Objective> Once the pictures are set aside, transcribe the remaining data exactly.

*** Source material ***

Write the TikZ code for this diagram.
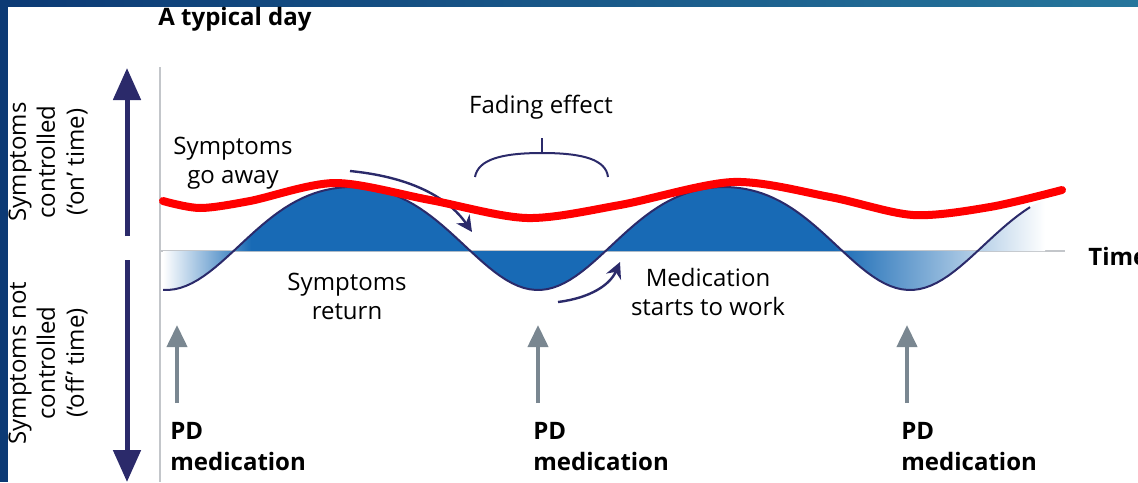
\documentclass[tikz,border=0pt]{standalone}
\usepackage{fontspec}
\setmainfont{Open Sans}
\usetikzlibrary{arrows.meta}
\definecolor{framenavy}{RGB}{12,58,117}
\definecolor{frameteal}{RGB}{38,118,156}
\definecolor{arrownavy}{RGB}{43,42,106}
\definecolor{waveblue}{RGB}{24,106,181}
\definecolor{dosegray}{RGB}{122,135,145}
\definecolor{axisgray}{RGB}{195,198,202}
% blue between the wave and the time line, faded out at both ends
\pgfdeclarehorizontalshading{wavefill}{100bp}{color(0bp)=(white); color(25bp)=(white);
  color(30bp)=(waveblue); color(63bp)=(waveblue); color(75bp)=(white); color(100bp)=(white)}
% one day cycle is 372 units long (360/372 = 0.9677), with narrower dips
\newcommand\wavey[1]{233.1-51.5*cos(0.9677*(#1-352))+5.4*cos(1.9355*(#1-352))}
\newcommand\pddose[3]
{
    \coordinate (#1tip) at (#2,325);
    \coordinate (#1base) at (#2,403);
    \draw[dosearrow] (#1base) -- (#1tip);
    \node (#1) at (#3,422) [anchor=north west,boldtxt] {PD\\medication};
}

\begin{document}
\begin{tikzpicture}[x=0.5pt,y=-0.5pt]
  \tikzstyle{txt}=[font=\fontsize{12}{14.5}\selectfont,align=center,inner sep=0pt]
  \tikzstyle{boldtxt}=[font=\fontsize{12}{15.5}\selectfont\bfseries,align=left,inner sep=0pt]
  \tikzstyle{levelarrow}=[arrownavy,line width=2.5pt,-{Triangle[width=13.5pt,length=16pt]}]
  \tikzstyle{dosearrow}=[dosegray,line width=2pt,-{Triangle[width=10pt,length=11pt]}]
  \tikzstyle{notearrow}=[arrownavy,line width=1.2pt,-{Stealth[width=8pt,length=8pt]}]
  \clip (0,0) rectangle (1138,482);
  % slide frame
  \fill[framenavy] (0,0) rectangle (8,482);
  \shade[left color=framenavy,right color=frameteal] (0,0) rectangle (1138,6);
  % axes
  \draw[axisgray,line width=1pt] (160,67) -- (160,482);
  \draw[axisgray,line width=1pt] (160,251) -- (1065,251);
  % the wave
  \shade[shading=wavefill] (163,251) -- plot[domain=163:1045,samples=150] (\x,{\wavey{\x}}) -- (1045,251) -- cycle;
  \draw[arrownavy,line width=1pt] plot[domain=163:1030,samples=150] (\x,{\wavey{\x}});
  % side labels
  \node (ontxt) at (48,162) [txt,rotate=90] {Symptoms\\controlled\\(‘on’ time)};
  \node (offtxt) at (48,363) [txt,rotate=90] {Symptoms not\\controlled\\(‘off’ time)};
  \coordinate (onbase) at (127,236);
  \coordinate (ontip) at (127,68);
  \coordinate (offbase) at (127,260);
  \coordinate (offtip) at (127,482);
  \draw[levelarrow] (onbase) -- (ontip);
  \draw[levelarrow] (offbase) -- (offtip);
  % titles
  \node (title) at (158,19) [anchor=west,boldtxt] {A typical day};
  \node (time) at (1088,256) [anchor=west,boldtxt] {Time};
  % notes along the wave
  \node (away) at (233,163) [txt] {Symptoms\\go away};
  \node (back) at (347,296) [txt] {Symptoms\\return};
  \node (works) at (708,292) [txt] {Medication\\starts to work};
  \node (fade) at (541,107) [txt] {Fading effect};
  \coordinate (awaystart) at (350,171);
  \coordinate (awayend) at (472,232);
  \draw[notearrow] (awaystart) .. controls (420,178) and (452,203) .. (awayend);
  \coordinate (workstart) at (558,302);
  \coordinate (workend) at (620,262);
  \draw[notearrow] (workstart) .. controls (590,298) and (610,285) .. (workend);
  % brace under the fading effect
  \coordinate (fadetop) at (542,138);
  \coordinate (fademid) at (542,153);
  \draw[arrownavy,line width=1pt] (475,177) .. controls (478,160) and (500,153) .. (fademid)
    .. controls (584,153) and (606,160) .. (608,177);
  \draw[arrownavy,line width=1pt] (fademid) -- (fadetop);
  % doses
  \pddose{pdone}{177}{170}
  \pddose{pdtwo}{538}{533}
  \pddose{pdthree}{907}{901}
  % red line over it all
  \draw[red,line width=4pt,line cap=round] plot[smooth] coordinates {(163,201) (200,208) (250,201)
    (335,183) (430,200) (527,218) (620,205) (733,182) (830,197) (913,215) (990,207) (1062,190)};
\end{tikzpicture}
\end{document}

***

Output for this exercise>
Write the TikZ code for this diagram.
\documentclass[tikz,border=0pt]{standalone}
\usepackage{fontspec}
\setmainfont{Open Sans}
\usetikzlibrary{arrows.meta}
\definecolor{framenavy}{RGB}{12,58,117}
\definecolor{frameteal}{RGB}{38,118,156}
\definecolor{arrownavy}{RGB}{43,42,106}
\definecolor{waveblue}{RGB}{24,106,181}
\definecolor{dosegray}{RGB}{122,135,145}
\definecolor{axisgray}{RGB}{195,198,202}
% blue between the wave and the time line, faded out at both ends
\pgfdeclarehorizontalshading{wavefill}{100bp}{color(0bp)=(white); color(25bp)=(white);
  color(30bp)=(waveblue); color(63bp)=(waveblue); color(75bp)=(white); color(100bp)=(white)}
% one day cycle is 372 units long (360/372 = 0.9677), with narrower dips
\newcommand\wavey[1]{233.1-51.5*cos(0.9677*(#1-352))+5.4*cos(1.9355*(#1-352))}
\newcommand\pddose[3]
{
    \coordinate (#1tip) at (#2,325);
    \coordinate (#1base) at (#2,403);
    \draw[dosearrow] (#1base) -- (#1tip);
    \node (#1) at (#3,422) [anchor=north west,boldtxt] {PD\\medication};
}

\begin{document}
\begin{tikzpicture}[x=0.5pt,y=-0.5pt]
  \tikzstyle{txt}=[font=\fontsize{12}{14.5}\selectfont,align=center,inner sep=0pt]
  \tikzstyle{boldtxt}=[font=\fontsize{12}{15.5}\selectfont\bfseries,align=left,inner sep=0pt]
  \tikzstyle{levelarrow}=[arrownavy,line width=2.5pt,-{Triangle[width=13.5pt,length=16pt]}]
  \tikzstyle{dosearrow}=[dosegray,line width=2pt,-{Triangle[width=10pt,length=11pt]}]
  \tikzstyle{notearrow}=[arrownavy,line width=1.2pt,-{Stealth[width=8pt,length=8pt]}]
  \clip (0,0) rectangle (1138,482);
  % slide frame
  \fill[framenavy] (0,0) rectangle (8,482);
  \shade[left color=framenavy,right color=frameteal] (0,0) rectangle (1138,6);
  % axes
  \draw[axisgray,line width=1pt] (160,67) -- (160,482);
  \draw[axisgray,line width=1pt] (160,251) -- (1065,251);
  % the wave
  \shade[shading=wavefill] (163,251) -- plot[domain=163:1045,samples=150] (\x,{\wavey{\x}}) -- (1045,251) -- cycle;
  \draw[arrownavy,line width=1pt] plot[domain=163:1030,samples=150] (\x,{\wavey{\x}});
  % side labels
  \node (ontxt) at (48,162) [txt,rotate=90] {Symptoms\\controlled\\(‘on’ time)};
  \node (offtxt) at (48,363) [txt,rotate=90] {Symptoms not\\controlled\\(‘off’ time)};
  \coordinate (onbase) at (127,236);
  \coordinate (ontip) at (127,68);
  \coordinate (offbase) at (127,260);
  \coordinate (offtip) at (127,482);
  \draw[levelarrow] (onbase) -- (ontip);
  \draw[levelarrow] (offbase) -- (offtip);
  % titles
  \node (title) at (158,19) [anchor=west,boldtxt] {A typical day};
  \node (time) at (1088,256) [anchor=west,boldtxt] {Time};
  % notes along the wave
  \node (away) at (233,163) [txt] {Symptoms\\go away};
  \node (back) at (347,296) [txt] {Symptoms\\return};
  \node (works) at (708,292) [txt] {Medication\\starts to work};
  \node (fade) at (541,107) [txt] {Fading effect};
  \coordinate (awaystart) at (350,171);
  \coordinate (awayend) at (472,232);
  \draw[notearrow] (awaystart) .. controls (420,178) and (452,203) .. (awayend);
  \coordinate (workstart) at (558,302);
  \coordinate (workend) at (620,262);
  \draw[notearrow] (workstart) .. controls (590,298) and (610,285) .. (workend);
  % brace under the fading effect
  \coordinate (fadetop) at (542,138);
  \coordinate (fademid) at (542,153);
  \draw[arrownavy,line width=1pt] (475,177) .. controls (478,160) and (500,153) .. (fademid)
    .. controls (584,153) and (606,160) .. (608,177);
  \draw[arrownavy,line width=1pt] (fademid) -- (fadetop);
  % doses
  \pddose{pdone}{177}{170}
  \pddose{pdtwo}{538}{533}
  \pddose{pdthree}{907}{901}
  % red line over it all
  \draw[red,line width=4pt,line cap=round] plot[smooth] coordinates {(163,201) (200,208) (250,201)
    (335,183) (430,200) (527,218) (620,205) (733,182) (830,197) (913,215) (990,207) (1062,190)};
\end{tikzpicture}
\end{document}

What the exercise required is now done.